这是散文,但为了加强节奏感,于忽长忽短的句子中又安排有若干字数约略相同的句子,还押了不少所谓“独脚韵”(即用同一字押韵)。韵与节奏的关系很密切。一般地说,韵疏则节奏缓,韵密则节奏急。作者根据节奏缓急的需要,押了或疏或密的韵。最密的时候是句句押韵(如“呼”字韵,特别是“声”字韵),但又兼用了“交韵”(即单句与单句押一个韵,双句与双句另押一个韵)与句句押韵相结合的办法(如“夫起大呼,妇亦起大呼,两儿齐哭;俄而百千人大呼,百千儿哭”)。
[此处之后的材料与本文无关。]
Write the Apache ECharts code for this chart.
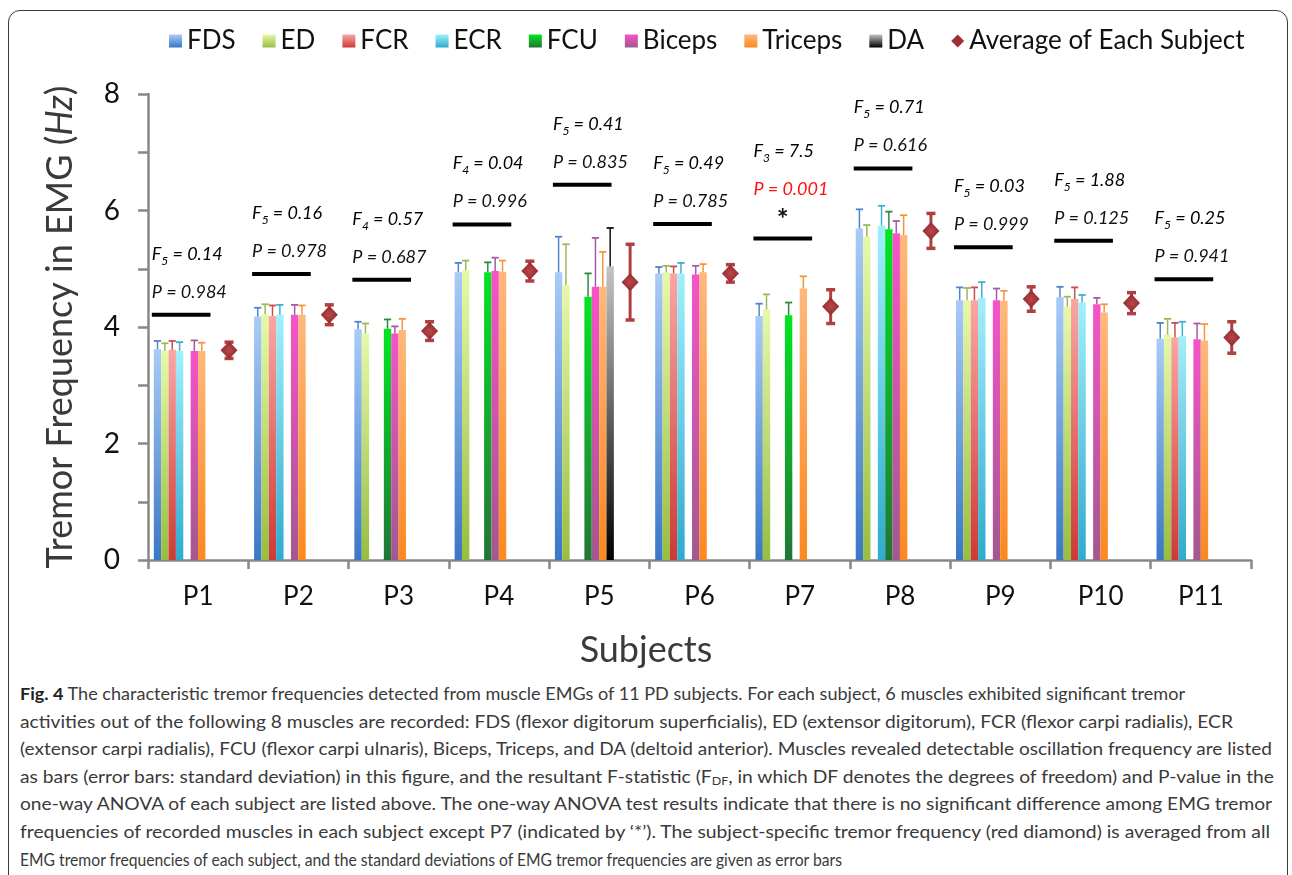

另外,短句多、长句少,其中还夹杂了一些字数约略相等的句子;字数约略相等的句子,又是几句长、几句短。参差错落,变化无穷。这就使得节奏急促而富于变化,真有“大珠小珠落玉盘”之妙。
末了,还有几句关于这篇《口技》的作者的话值得一说。在贯华堂本《水浒传》第六十五回的前面,金圣叹用口技之妙比喻《时迁火烧翠云楼》一回的写作技巧,其描写口技的文字,与林嗣环的这一篇几乎完全相同,而他并没有提到林嗣环,却是用“吾友斲山先生尝向吾夸京中口技”云云开头的。金圣叹的生卒年都比林嗣环早,但两人同时生存的时期也不算短,所以这篇作品的著作权究竟属谁,很难确定。然而不管属谁,都足以说明这是一篇引人入胜的好作品,一脱稿就不胫而走了。
〔注〕厅事:私人住屋的堂屋。抚尺:即“醒木”,说书艺人表演时所用木块,用以拍案作声,引起听众注意。呓语:说梦话。溺(niào尿):同“尿”。